A 1-5 start has shifted the Baltimore Ravens’ season from survival to strategy, and league chatter has turned toward three‑time Pro Bowl tight end Mark Andrews. Now, the question is whether the Ravens entertain calls and if a surging NFC team answers first.

Could Mark Andrews Land With the Seattle Seahawks?
Multiple trade reports have connected Andrews to potential suitors as Baltimore reassesses its 2025 plans. The Seattle Seahawks keep appearing in those scenarios. The Ravens’ offense has sputtered amid injuries and uneven quarterback availability, and teams with playoff aspirations are probing veteran upgrades.
Recent landing‑spot analysis lists Andrews among the top names who could be moved if Baltimore pivots to asset value. It points to a deep tight end room that includes Isaiah Likely and an opportunity to recoup picks. A mock trade proposal specifically identified the Seahawks as a fit if Baltimore sells, noting that a familiar coach now runs the sideline in Seattle, one with institutional knowledge of Andrews’ impact.
Not at IOL. Mark Andrews would be nice if he became available https://t.co/rZD7Jj4V3F
— Mark Schlereth (@markschlereth) October 16, 2025
Andrews’ resume explains why his name rises in these conversations: across his Baltimore tenure, he has 457 receptions, 5,704 yards and 53 touchdowns; a performance that has anchored the middle of the field and stabilized drives.

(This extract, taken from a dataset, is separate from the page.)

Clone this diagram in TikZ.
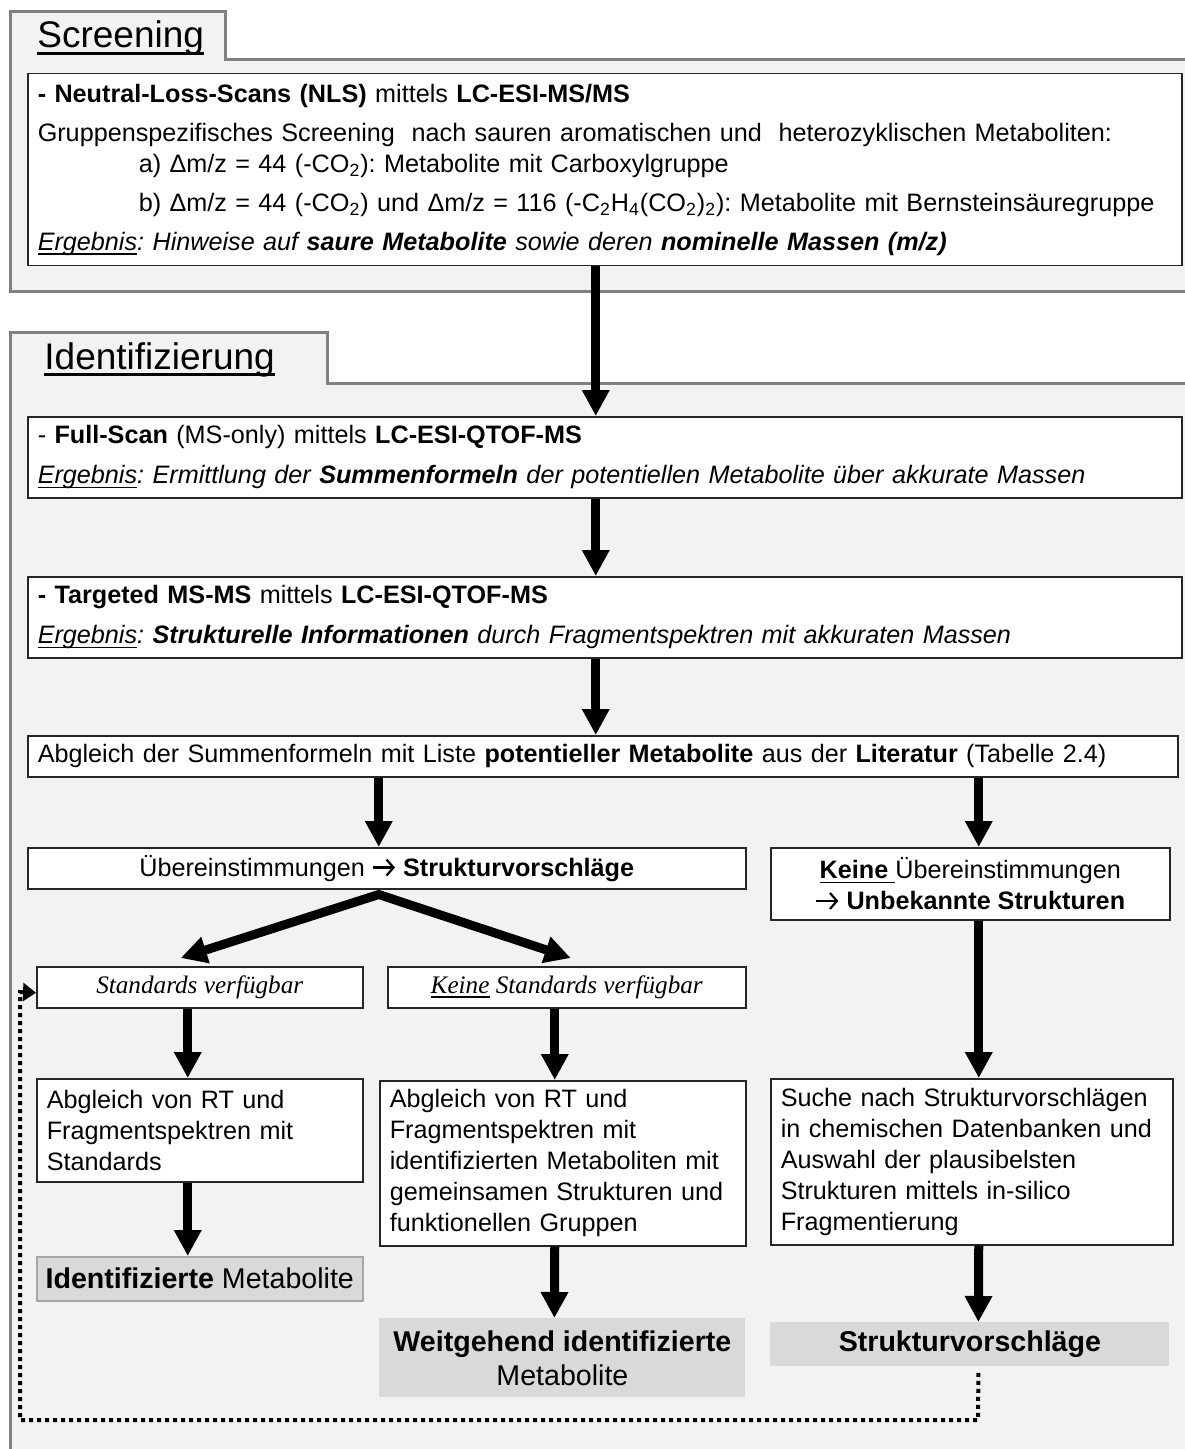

With the Ravens struggling, analysts have speculated that an expiring‑timed window could nudge Baltimore to listen if the return matches Andrews’ value. Separate reporting has also floated other NFC destinations, underscoring broader interest in the position for teams aiming to add a chain‑moving target before the stretch run.
How Would Mark Andrews Fit the Seahawks’ Scheme?
Scheme fit is the main reason Seattle keeps cropping up. Under head coach Mike Macdonald, the Seahawks have leaned into adaptable personnel groupings and matchup creation, with an offense that benefits from a tight end who wins between the numbers and on third downs. Andrews profiles that piece as leverage‑beating releases, option routes that convert against man or zone, and red‑zone reliability that raises situational efficiency.
Recent evaluations have highlighted the drop in yards per catch this year (8.8, down from a 12.5 career average) as a product of Baltimore’s offensive context more than the player, suggesting usage could rebound in a system that isolates linebackers and safeties with motion and formation variance.
From a roster perspective, Seattle’s tight end room would gain a proven volume target who can align in‑line or detached, expand play‑action concepts, and give the quarterback a high‑percentage outlet when protections slide. That fits the Seahawks’ approach to sustaining drives and shaping field position without overexposing the perimeter.
Macdonald’s familiarity with Andrews from Baltimore is frequently cited in rumor pieces as an accelerant for any install, minimizing the learning curve midseason. All of that is speculative until a team picks up the phone, but it explains why Andrews appears on shortlists as the deadline approaches. The production matches the need, and the fit is clean.